Aaron Pauley and Derek Hess detail the band's expansive and unorthodox artistic endeavor.
In the contemporary state of the music scene, the conventional nature of an album release cycle is well defined. A band announces a new full-length recording with a lead single and accompanying cover illustration on a particular day. From here until release date, the band unveils 2 to 4 more singles as a taste of what to expect, merchandise options, and a tour announcement as a post-release celebration. The record officially releases, the band goes on tour, and the cycle repeats for subsequent full-lengths. It's a tried and true formula utilized by all artists across the industry, yielding ideal results for the most part. For Of Mice & Men, this isn't a structure that allows their work to breathe as intended. Instead, they went another route, one that found them releasing a trio of EPs over the course of this past year that all culminate into one cohesive being titled, Echo.
Echo, which is comprised of the Timeless, Bloom, and Ad Infinitum EPs, is a timeline of the band at different stages, all illustrated by renowned artist Derek Hess (In Flames, Sepultura, Converge, Nine Inch Nails) in an intersectional manner. Musically, it's an electrifying body of work that uplifts as much as it does ground listeners into a state of appreciation. Of Mice & Men's SharpTone Records label debut arrived last week and is every bit intentional to the band's creative ambitions. The lyricism, conceptual undertaking, and visual identity was all brought to life by a collective honed in on the approach. One needs only stream Echo on Spotify or engage with the music videos on YouTube to observe the wonder of how it all coincides with the prowess of Derek Hess and Frankie Nasso becoming one. As you'll see today, the art and the music form one all encompassing collective accessible to all who wish to engage at both a surface level and beyond.
We go Behind the Cover of Echo with frontman Aaron Pauley and Derek Hess to learn of the interconnectedness of the unique release structure that gave life to the band's most trailblazing composition yet:
‘Echo’ is nearly here and with it comes a new chapter in the band's discography, one that I'd argue is among your strongest yet. You of course built up to this through the different EP releases, which diverges from the typical album release cycle. Is it all freeing to handle the release in these terms, where you're not limited to any predetermined structures?
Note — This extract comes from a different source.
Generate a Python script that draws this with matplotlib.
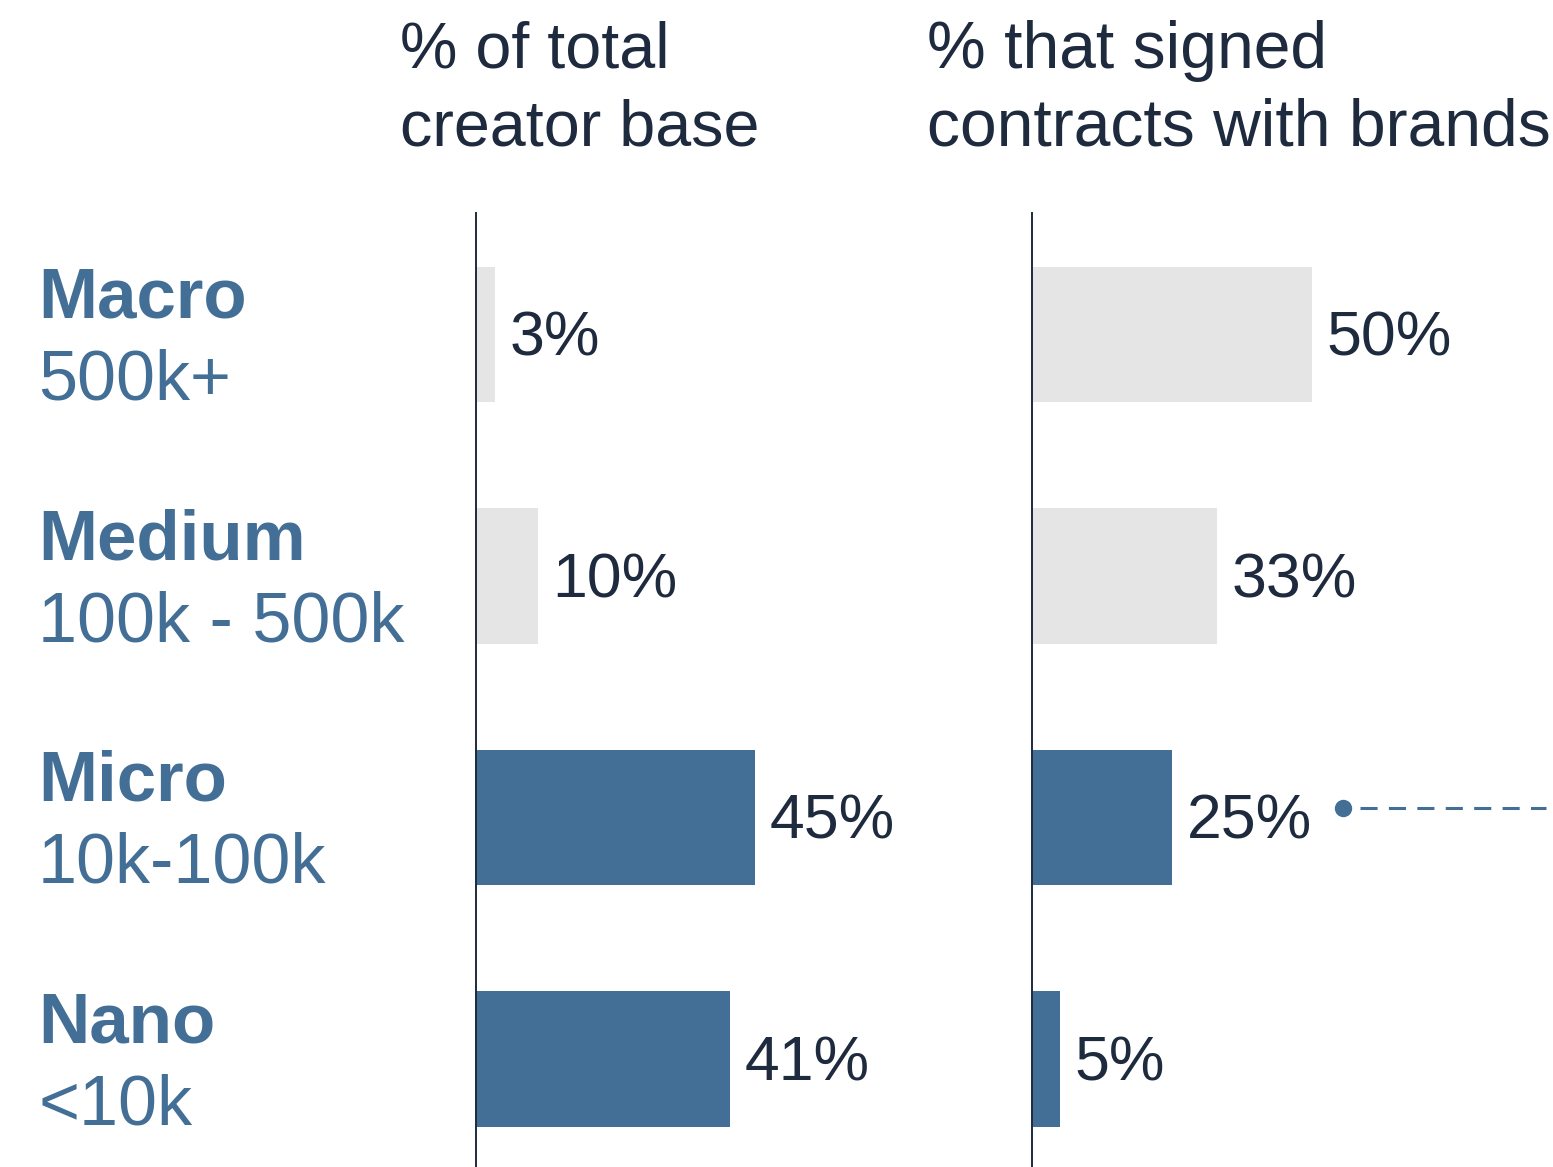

Aaron: Definitely, and I think that along with that comes the creative freedom of knowing that when you’re working on smaller projects, there’s less trepidation about freaking your audience out a little bit by experimenting with sound. There’s a weird perception that when a band releases something that is a little bit different, audiences tend to be like, “Oh, they’ve changed and the band has become this or that.” What we’ve found is that with the EP format, you can blur those creative boundaries a little bit without having that same sort of anxiety from either the creative side and the fan side because they’re seen as smaller projects. I don’t know if it’s because they’re weighed differently in the minds of fans or not, but I’ve definitely found that we’ve been able to push the boundaries on our creativity and also our songwriting, and we’ve probably have been able to get away with more than if it was perceived as a whole album.